Le datajournalisme ne diffère du journalisme traditionnel que dans la mesure où nous utilisons des outils différents. Nous exerçons tous notre métier pour trouver et raconter des histoires. C’est comme le photojournalisme ; il suffit de remplacer l’appareil photo par un ordinateur portable.

Brian Boyer, The Chicago Tribune

Le datajournalisme, c’est le futur

Les journalistes doivent s’y faire : le datajournalisme, c’est le futur. Autrefois, on trouvait des histoires en discutant avec des gens dans un bar, et il se peut que cela vous arrive encore de temps à autre. Mais aujourd’hui, il faut également être capable d’analyser des données, d’en tirer les informations pertinentes et de les replacer dans leur contexte pour aider les gens à en comprendre tous les tenants et les aboutissants.

Tim Berners-Lee, fondateur du World Wide Web

La magie des chiffres rencontre le génie des mots

Le datajournalisme fait le lien entre les statisticiens et les rédacteurs. Être capable d’identifier les tendances et les cas isolés n’est pas seulement important sur le plan statistique, c’est indispensable pour déconstruire le monde complexe dans lequel nous vivons aujourd’hui.

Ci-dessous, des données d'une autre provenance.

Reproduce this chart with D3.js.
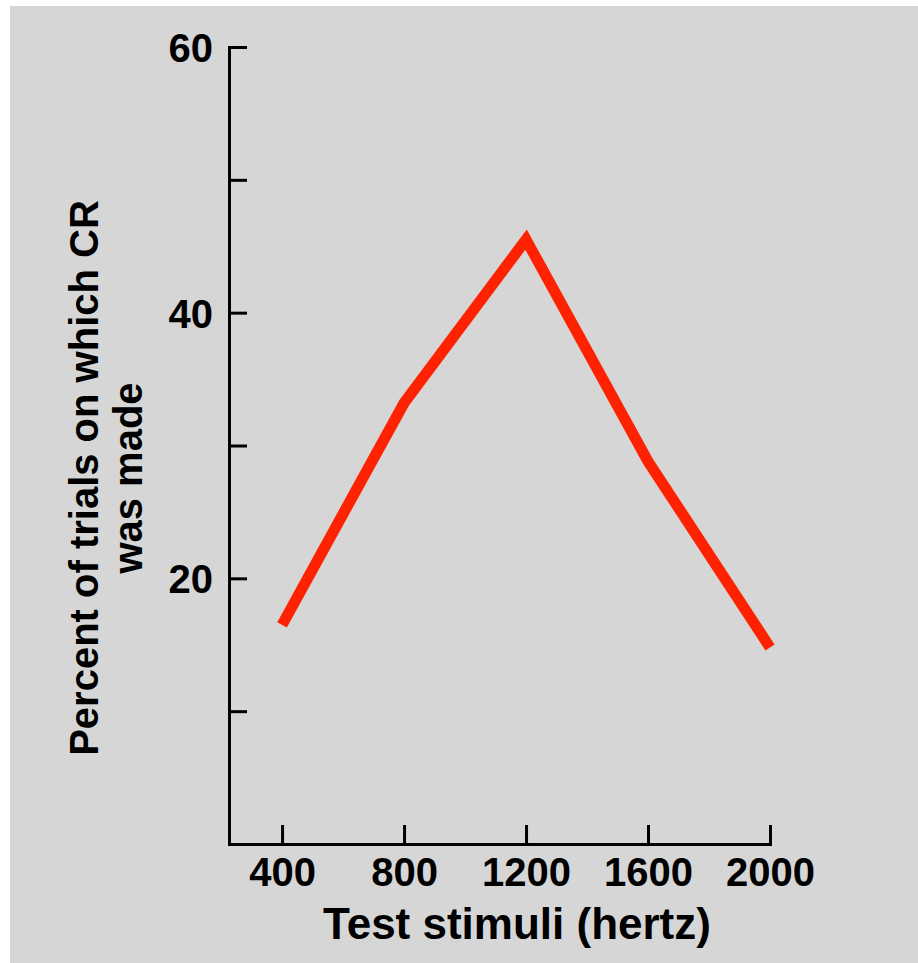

David Anderton, journaliste indépendant

Mettre vos compétences à niveau

Le datajournalisme est un ensemble de nouvelles compétences en matière de recherche, d’analyse et de visualisation de sources numériques, à une époque où les compétences de base du journalisme traditionnel ne suffisent plus. Il ne s’agit pas de remplacer le journalisme traditionnel, mais de le compléter.

À une époque où les sources sont de plus en plus numériques, les journalistes peuvent et doivent s’en rapprocher le plus possible. Internet a ouvert des possibilités qui nous échappent encore. Le datajournalisme n’est que le début de l’évolution de nos pratiques passées qu’il nous faut adapter au monde numérique.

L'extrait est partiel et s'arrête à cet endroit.